Copy the records that follow exactly as written, but not their pictures.
## Start Stored data
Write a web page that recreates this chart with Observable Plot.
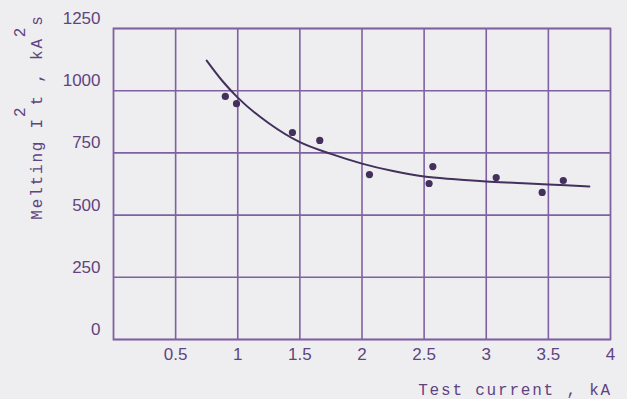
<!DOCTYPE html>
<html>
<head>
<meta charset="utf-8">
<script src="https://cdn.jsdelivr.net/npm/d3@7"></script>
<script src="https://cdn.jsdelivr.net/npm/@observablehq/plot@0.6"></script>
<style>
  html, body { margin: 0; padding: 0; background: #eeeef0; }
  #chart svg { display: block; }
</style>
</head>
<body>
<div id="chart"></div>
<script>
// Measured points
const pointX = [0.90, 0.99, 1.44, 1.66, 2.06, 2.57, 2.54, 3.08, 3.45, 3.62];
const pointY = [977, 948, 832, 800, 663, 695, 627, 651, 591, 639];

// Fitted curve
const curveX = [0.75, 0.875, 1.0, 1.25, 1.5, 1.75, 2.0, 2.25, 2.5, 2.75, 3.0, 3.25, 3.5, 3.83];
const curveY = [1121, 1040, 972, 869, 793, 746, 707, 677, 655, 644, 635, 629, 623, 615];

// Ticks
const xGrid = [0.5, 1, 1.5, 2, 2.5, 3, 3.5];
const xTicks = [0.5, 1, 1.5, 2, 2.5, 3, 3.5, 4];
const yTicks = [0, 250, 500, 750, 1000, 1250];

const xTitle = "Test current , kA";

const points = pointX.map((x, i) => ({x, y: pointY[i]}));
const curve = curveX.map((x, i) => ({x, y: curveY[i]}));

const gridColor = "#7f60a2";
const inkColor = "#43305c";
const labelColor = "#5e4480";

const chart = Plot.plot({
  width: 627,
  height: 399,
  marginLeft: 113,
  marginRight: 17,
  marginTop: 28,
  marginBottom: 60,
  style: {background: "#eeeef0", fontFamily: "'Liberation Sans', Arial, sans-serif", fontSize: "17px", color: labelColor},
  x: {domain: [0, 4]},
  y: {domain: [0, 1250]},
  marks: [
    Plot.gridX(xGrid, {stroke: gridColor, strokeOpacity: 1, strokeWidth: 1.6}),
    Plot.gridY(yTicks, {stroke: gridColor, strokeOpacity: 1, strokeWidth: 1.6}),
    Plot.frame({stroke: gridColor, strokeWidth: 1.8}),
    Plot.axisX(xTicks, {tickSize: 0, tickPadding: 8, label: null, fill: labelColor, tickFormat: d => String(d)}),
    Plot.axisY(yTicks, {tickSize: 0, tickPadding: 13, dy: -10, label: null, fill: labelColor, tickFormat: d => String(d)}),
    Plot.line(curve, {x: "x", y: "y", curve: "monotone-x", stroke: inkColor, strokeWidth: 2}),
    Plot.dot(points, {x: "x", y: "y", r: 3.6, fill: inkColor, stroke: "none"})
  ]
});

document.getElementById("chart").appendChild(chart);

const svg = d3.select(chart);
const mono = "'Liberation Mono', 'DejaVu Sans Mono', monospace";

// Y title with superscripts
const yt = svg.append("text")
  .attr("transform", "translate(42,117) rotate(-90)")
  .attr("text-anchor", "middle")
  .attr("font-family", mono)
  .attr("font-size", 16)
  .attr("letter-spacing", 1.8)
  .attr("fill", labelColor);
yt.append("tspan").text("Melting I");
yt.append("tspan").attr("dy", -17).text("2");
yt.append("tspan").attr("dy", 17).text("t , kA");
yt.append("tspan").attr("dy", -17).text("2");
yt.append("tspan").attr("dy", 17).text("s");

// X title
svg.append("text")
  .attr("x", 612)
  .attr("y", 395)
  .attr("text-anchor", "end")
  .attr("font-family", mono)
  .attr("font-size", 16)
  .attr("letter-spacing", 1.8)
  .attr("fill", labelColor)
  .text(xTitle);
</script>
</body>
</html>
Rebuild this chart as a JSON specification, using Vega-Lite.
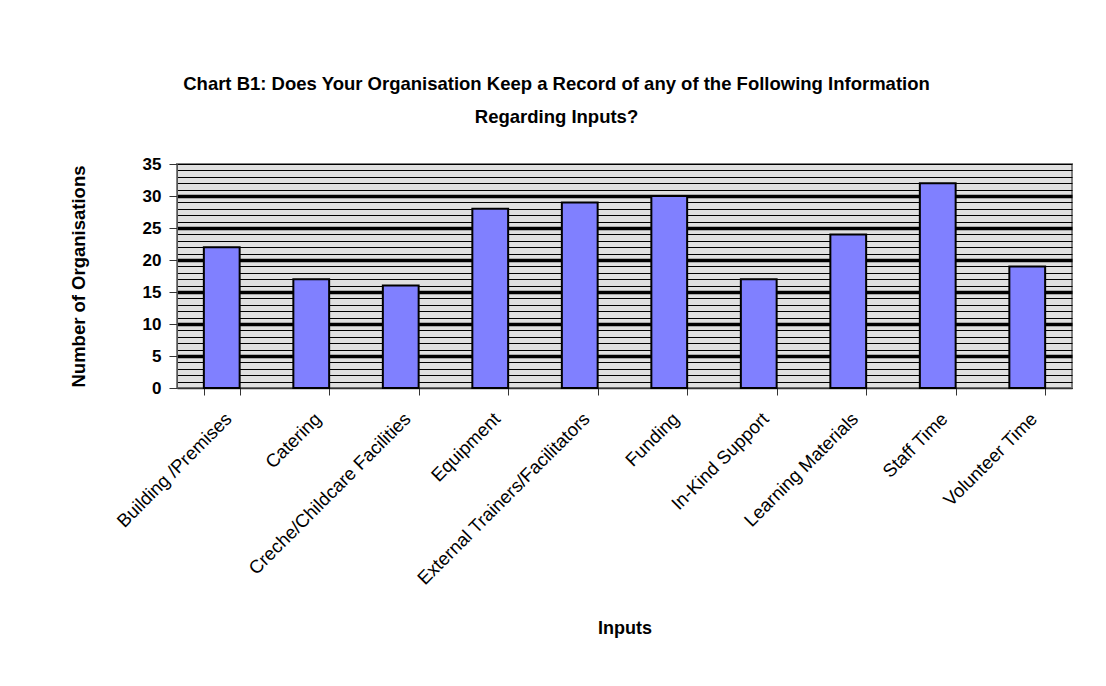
## End Stored data
The output:
Write a web page that recreates this chart with Observable Plot.
<!DOCTYPE html>
<html>
<head>
<meta charset="utf-8">
<script src="https://cdn.jsdelivr.net/npm/d3@7"></script>
<script src="https://cdn.jsdelivr.net/npm/@observablehq/plot@0.6"></script>
<style>
  html, body { margin: 0; padding: 0; background: #eeeef0; }
  #chart svg { display: block; }
</style>
</head>
<body>
<div id="chart"></div>
<script>
// Measured points
const pointX = [0.90, 0.99, 1.44, 1.66, 2.06, 2.57, 2.54, 3.08, 3.45, 3.62];
const pointY = [977, 948, 832, 800, 663, 695, 627, 651, 591, 639];

// Fitted curve
const curveX = [0.75, 0.875, 1.0, 1.25, 1.5, 1.75, 2.0, 2.25, 2.5, 2.75, 3.0, 3.25, 3.5, 3.83];
const curveY = [1121, 1040, 972, 869, 793, 746, 707, 677, 655, 644, 635, 629, 623, 615];

// Ticks
const xGrid = [0.5, 1, 1.5, 2, 2.5, 3, 3.5];
const xTicks = [0.5, 1, 1.5, 2, 2.5, 3, 3.5, 4];
const yTicks = [0, 250, 500, 750, 1000, 1250];

const xTitle = "Test current , kA";

const points = pointX.map((x, i) => ({x, y: pointY[i]}));
const curve = curveX.map((x, i) => ({x, y: curveY[i]}));

const gridColor = "#7f60a2";
const inkColor = "#43305c";
const labelColor = "#5e4480";

const chart = Plot.plot({
  width: 627,
  height: 399,
  marginLeft: 113,
  marginRight: 17,
  marginTop: 28,
  marginBottom: 60,
  style: {background: "#eeeef0", fontFamily: "'Liberation Sans', Arial, sans-serif", fontSize: "17px", color: labelColor},
  x: {domain: [0, 4]},
  y: {domain: [0, 1250]},
  marks: [
    Plot.gridX(xGrid, {stroke: gridColor, strokeOpacity: 1, strokeWidth: 1.6}),
    Plot.gridY(yTicks, {stroke: gridColor, strokeOpacity: 1, strokeWidth: 1.6}),
    Plot.frame({stroke: gridColor, strokeWidth: 1.8}),
    Plot.axisX(xTicks, {tickSize: 0, tickPadding: 8, label: null, fill: labelColor, tickFormat: d => String(d)}),
    Plot.axisY(yTicks, {tickSize: 0, tickPadding: 13, dy: -10, label: null, fill: labelColor, tickFormat: d => String(d)}),
    Plot.line(curve, {x: "x", y: "y", curve: "monotone-x", stroke: inkColor, strokeWidth: 2}),
    Plot.dot(points, {x: "x", y: "y", r: 3.6, fill: inkColor, stroke: "none"})
  ]
});

document.getElementById("chart").appendChild(chart);

const svg = d3.select(chart);
const mono = "'Liberation Mono', 'DejaVu Sans Mono', monospace";

// Y title with superscripts
const yt = svg.append("text")
  .attr("transform", "translate(42,117) rotate(-90)")
  .attr("text-anchor", "middle")
  .attr("font-family", mono)
  .attr("font-size", 16)
  .attr("letter-spacing", 1.8)
  .attr("fill", labelColor);
yt.append("tspan").text("Melting I");
yt.append("tspan").attr("dy", -17).text("2");
yt.append("tspan").attr("dy", 17).text("t , kA");
yt.append("tspan").attr("dy", -17).text("2");
yt.append("tspan").attr("dy", 17).text("s");

// X title
svg.append("text")
  .attr("x", 612)
  .attr("y", 395)
  .attr("text-anchor", "end")
  .attr("font-family", mono)
  .attr("font-size", 16)
  .attr("letter-spacing", 1.8)
  .attr("fill", labelColor)
  .text(xTitle);
</script>
</body>
</html>
Rebuild this chart as a JSON specification, using Vega-Lite.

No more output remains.